▶ Goal of the exercise
Only the pictures are omitted; repeat all other data exactly.

* begin *

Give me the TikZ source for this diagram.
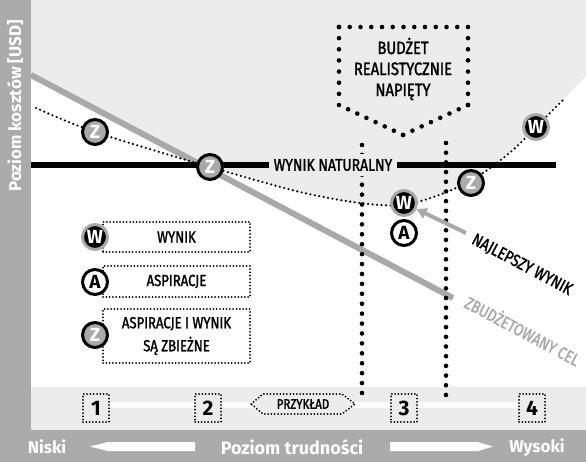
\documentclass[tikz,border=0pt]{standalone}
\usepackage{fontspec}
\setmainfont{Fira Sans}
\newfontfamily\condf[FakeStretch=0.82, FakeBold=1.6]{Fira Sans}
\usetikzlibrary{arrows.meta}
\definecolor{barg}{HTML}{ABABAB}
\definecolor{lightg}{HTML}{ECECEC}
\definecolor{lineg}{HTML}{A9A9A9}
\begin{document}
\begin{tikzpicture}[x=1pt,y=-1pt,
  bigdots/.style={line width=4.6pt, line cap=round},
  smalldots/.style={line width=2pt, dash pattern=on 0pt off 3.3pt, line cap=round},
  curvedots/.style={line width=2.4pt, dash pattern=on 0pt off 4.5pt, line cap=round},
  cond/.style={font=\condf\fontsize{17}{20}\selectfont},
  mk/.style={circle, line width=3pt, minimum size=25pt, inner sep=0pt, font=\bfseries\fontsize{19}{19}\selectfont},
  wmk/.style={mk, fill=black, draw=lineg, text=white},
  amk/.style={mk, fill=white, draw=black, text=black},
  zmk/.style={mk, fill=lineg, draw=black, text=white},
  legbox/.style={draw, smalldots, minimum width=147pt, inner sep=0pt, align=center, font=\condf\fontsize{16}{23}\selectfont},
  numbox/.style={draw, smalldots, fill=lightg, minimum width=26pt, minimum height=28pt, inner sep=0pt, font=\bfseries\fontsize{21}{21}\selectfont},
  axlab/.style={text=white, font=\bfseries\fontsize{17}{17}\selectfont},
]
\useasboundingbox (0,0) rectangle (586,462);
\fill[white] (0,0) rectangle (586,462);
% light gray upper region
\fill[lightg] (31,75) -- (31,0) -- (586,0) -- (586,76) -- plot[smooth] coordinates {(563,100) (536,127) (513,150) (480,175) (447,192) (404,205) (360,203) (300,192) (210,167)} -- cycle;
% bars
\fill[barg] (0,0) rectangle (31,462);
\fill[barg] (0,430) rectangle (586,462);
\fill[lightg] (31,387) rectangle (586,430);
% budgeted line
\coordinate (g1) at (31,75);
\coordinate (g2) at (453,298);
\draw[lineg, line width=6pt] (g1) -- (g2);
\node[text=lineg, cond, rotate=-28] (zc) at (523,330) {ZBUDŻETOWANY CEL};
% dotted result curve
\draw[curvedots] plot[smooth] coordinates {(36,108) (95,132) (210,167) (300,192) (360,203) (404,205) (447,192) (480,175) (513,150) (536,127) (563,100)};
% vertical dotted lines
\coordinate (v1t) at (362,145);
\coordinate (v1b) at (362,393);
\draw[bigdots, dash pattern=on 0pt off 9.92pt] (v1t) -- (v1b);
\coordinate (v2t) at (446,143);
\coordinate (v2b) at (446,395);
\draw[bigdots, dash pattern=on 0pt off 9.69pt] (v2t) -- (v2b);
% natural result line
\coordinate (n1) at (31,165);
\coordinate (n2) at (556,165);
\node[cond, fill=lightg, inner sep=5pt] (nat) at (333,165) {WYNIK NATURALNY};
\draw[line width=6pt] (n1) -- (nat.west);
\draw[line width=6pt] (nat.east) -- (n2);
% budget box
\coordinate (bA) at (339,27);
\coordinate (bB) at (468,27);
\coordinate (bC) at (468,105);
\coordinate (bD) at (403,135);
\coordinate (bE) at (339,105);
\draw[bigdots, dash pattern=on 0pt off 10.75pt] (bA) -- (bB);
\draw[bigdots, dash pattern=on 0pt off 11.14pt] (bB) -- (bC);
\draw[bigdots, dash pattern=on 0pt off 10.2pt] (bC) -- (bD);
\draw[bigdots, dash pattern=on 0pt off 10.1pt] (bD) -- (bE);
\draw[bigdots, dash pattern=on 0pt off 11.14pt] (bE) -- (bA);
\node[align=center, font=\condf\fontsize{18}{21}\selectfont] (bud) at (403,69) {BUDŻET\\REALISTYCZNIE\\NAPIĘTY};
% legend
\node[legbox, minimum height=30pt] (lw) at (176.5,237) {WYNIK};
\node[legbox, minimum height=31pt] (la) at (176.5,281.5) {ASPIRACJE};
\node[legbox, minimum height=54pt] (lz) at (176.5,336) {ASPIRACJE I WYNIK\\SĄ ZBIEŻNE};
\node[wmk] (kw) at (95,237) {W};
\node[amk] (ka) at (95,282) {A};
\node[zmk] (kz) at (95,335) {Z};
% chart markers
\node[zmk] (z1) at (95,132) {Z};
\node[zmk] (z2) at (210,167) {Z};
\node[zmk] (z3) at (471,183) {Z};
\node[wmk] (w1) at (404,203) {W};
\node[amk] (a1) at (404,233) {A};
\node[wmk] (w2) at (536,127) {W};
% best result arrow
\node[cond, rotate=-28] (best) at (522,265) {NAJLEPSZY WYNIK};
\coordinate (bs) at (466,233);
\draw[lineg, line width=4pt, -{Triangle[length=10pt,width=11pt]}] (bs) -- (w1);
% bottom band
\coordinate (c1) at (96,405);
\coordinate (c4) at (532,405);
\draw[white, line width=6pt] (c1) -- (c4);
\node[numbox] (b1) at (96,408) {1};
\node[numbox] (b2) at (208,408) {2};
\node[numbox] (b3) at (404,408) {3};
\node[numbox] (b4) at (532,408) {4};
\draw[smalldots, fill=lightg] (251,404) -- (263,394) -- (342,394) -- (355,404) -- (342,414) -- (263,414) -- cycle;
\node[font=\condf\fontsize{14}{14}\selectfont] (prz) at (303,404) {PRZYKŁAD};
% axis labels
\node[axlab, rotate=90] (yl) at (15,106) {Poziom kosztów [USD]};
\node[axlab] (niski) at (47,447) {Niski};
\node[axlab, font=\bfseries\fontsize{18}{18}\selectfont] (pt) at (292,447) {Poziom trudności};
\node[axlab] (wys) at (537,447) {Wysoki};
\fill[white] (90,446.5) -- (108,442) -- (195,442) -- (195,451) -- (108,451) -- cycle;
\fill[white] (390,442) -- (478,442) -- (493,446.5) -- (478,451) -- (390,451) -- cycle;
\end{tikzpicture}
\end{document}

* end *

▶ Response to this exercise
Give me the TikZ source for this diagram.
\documentclass[tikz,border=0pt]{standalone}
\usepackage{fontspec}
\setmainfont{Fira Sans}
\newfontfamily\condf[FakeStretch=0.82, FakeBold=1.6]{Fira Sans}
\usetikzlibrary{arrows.meta}
\definecolor{barg}{HTML}{ABABAB}
\definecolor{lightg}{HTML}{ECECEC}
\definecolor{lineg}{HTML}{A9A9A9}
\begin{document}
\begin{tikzpicture}[x=1pt,y=-1pt,
  bigdots/.style={line width=4.6pt, line cap=round},
  smalldots/.style={line width=2pt, dash pattern=on 0pt off 3.3pt, line cap=round},
  curvedots/.style={line width=2.4pt, dash pattern=on 0pt off 4.5pt, line cap=round},
  cond/.style={font=\condf\fontsize{17}{20}\selectfont},
  mk/.style={circle, line width=3pt, minimum size=25pt, inner sep=0pt, font=\bfseries\fontsize{19}{19}\selectfont},
  wmk/.style={mk, fill=black, draw=lineg, text=white},
  amk/.style={mk, fill=white, draw=black, text=black},
  zmk/.style={mk, fill=lineg, draw=black, text=white},
  legbox/.style={draw, smalldots, minimum width=147pt, inner sep=0pt, align=center, font=\condf\fontsize{16}{23}\selectfont},
  numbox/.style={draw, smalldots, fill=lightg, minimum width=26pt, minimum height=28pt, inner sep=0pt, font=\bfseries\fontsize{21}{21}\selectfont},
  axlab/.style={text=white, font=\bfseries\fontsize{17}{17}\selectfont},
]
\useasboundingbox (0,0) rectangle (586,462);
\fill[white] (0,0) rectangle (586,462);
% light gray upper region
\fill[lightg] (31,75) -- (31,0) -- (586,0) -- (586,76) -- plot[smooth] coordinates {(563,100) (536,127) (513,150) (480,175) (447,192) (404,205) (360,203) (300,192) (210,167)} -- cycle;
% bars
\fill[barg] (0,0) rectangle (31,462);
\fill[barg] (0,430) rectangle (586,462);
\fill[lightg] (31,387) rectangle (586,430);
% budgeted line
\coordinate (g1) at (31,75);
\coordinate (g2) at (453,298);
\draw[lineg, line width=6pt] (g1) -- (g2);
\node[text=lineg, cond, rotate=-28] (zc) at (523,330) {ZBUDŻETOWANY CEL};
% dotted result curve
\draw[curvedots] plot[smooth] coordinates {(36,108) (95,132) (210,167) (300,192) (360,203) (404,205) (447,192) (480,175) (513,150) (536,127) (563,100)};
% vertical dotted lines
\coordinate (v1t) at (362,145);
\coordinate (v1b) at (362,393);
\draw[bigdots, dash pattern=on 0pt off 9.92pt] (v1t) -- (v1b);
\coordinate (v2t) at (446,143);
\coordinate (v2b) at (446,395);
\draw[bigdots, dash pattern=on 0pt off 9.69pt] (v2t) -- (v2b);
% natural result line
\coordinate (n1) at (31,165);
\coordinate (n2) at (556,165);
\node[cond, fill=lightg, inner sep=5pt] (nat) at (333,165) {WYNIK NATURALNY};
\draw[line width=6pt] (n1) -- (nat.west);
\draw[line width=6pt] (nat.east) -- (n2);
% budget box
\coordinate (bA) at (339,27);
\coordinate (bB) at (468,27);
\coordinate (bC) at (468,105);
\coordinate (bD) at (403,135);
\coordinate (bE) at (339,105);
\draw[bigdots, dash pattern=on 0pt off 10.75pt] (bA) -- (bB);
\draw[bigdots, dash pattern=on 0pt off 11.14pt] (bB) -- (bC);
\draw[bigdots, dash pattern=on 0pt off 10.2pt] (bC) -- (bD);
\draw[bigdots, dash pattern=on 0pt off 10.1pt] (bD) -- (bE);
\draw[bigdots, dash pattern=on 0pt off 11.14pt] (bE) -- (bA);
\node[align=center, font=\condf\fontsize{18}{21}\selectfont] (bud) at (403,69) {BUDŻET\\REALISTYCZNIE\\NAPIĘTY};
% legend
\node[legbox, minimum height=30pt] (lw) at (176.5,237) {WYNIK};
\node[legbox, minimum height=31pt] (la) at (176.5,281.5) {ASPIRACJE};
\node[legbox, minimum height=54pt] (lz) at (176.5,336) {ASPIRACJE I WYNIK\\SĄ ZBIEŻNE};
\node[wmk] (kw) at (95,237) {W};
\node[amk] (ka) at (95,282) {A};
\node[zmk] (kz) at (95,335) {Z};
% chart markers
\node[zmk] (z1) at (95,132) {Z};
\node[zmk] (z2) at (210,167) {Z};
\node[zmk] (z3) at (471,183) {Z};
\node[wmk] (w1) at (404,203) {W};
\node[amk] (a1) at (404,233) {A};
\node[wmk] (w2) at (536,127) {W};
% best result arrow
\node[cond, rotate=-28] (best) at (522,265) {NAJLEPSZY WYNIK};
\coordinate (bs) at (466,233);
\draw[lineg, line width=4pt, -{Triangle[length=10pt,width=11pt]}] (bs) -- (w1);
% bottom band
\coordinate (c1) at (96,405);
\coordinate (c4) at (532,405);
\draw[white, line width=6pt] (c1) -- (c4);
\node[numbox] (b1) at (96,408) {1};
\node[numbox] (b2) at (208,408) {2};
\node[numbox] (b3) at (404,408) {3};
\node[numbox] (b4) at (532,408) {4};
\draw[smalldots, fill=lightg] (251,404) -- (263,394) -- (342,394) -- (355,404) -- (342,414) -- (263,414) -- cycle;
\node[font=\condf\fontsize{14}{14}\selectfont] (prz) at (303,404) {PRZYKŁAD};
% axis labels
\node[axlab, rotate=90] (yl) at (15,106) {Poziom kosztów [USD]};
\node[axlab] (niski) at (47,447) {Niski};
\node[axlab, font=\bfseries\fontsize{18}{18}\selectfont] (pt) at (292,447) {Poziom trudności};
\node[axlab] (wys) at (537,447) {Wysoki};
\fill[white] (90,446.5) -- (108,442) -- (195,442) -- (195,451) -- (108,451) -- cycle;
\fill[white] (390,442) -- (478,442) -- (493,446.5) -- (478,451) -- (390,451) -- cycle;
\end{tikzpicture}
\end{document}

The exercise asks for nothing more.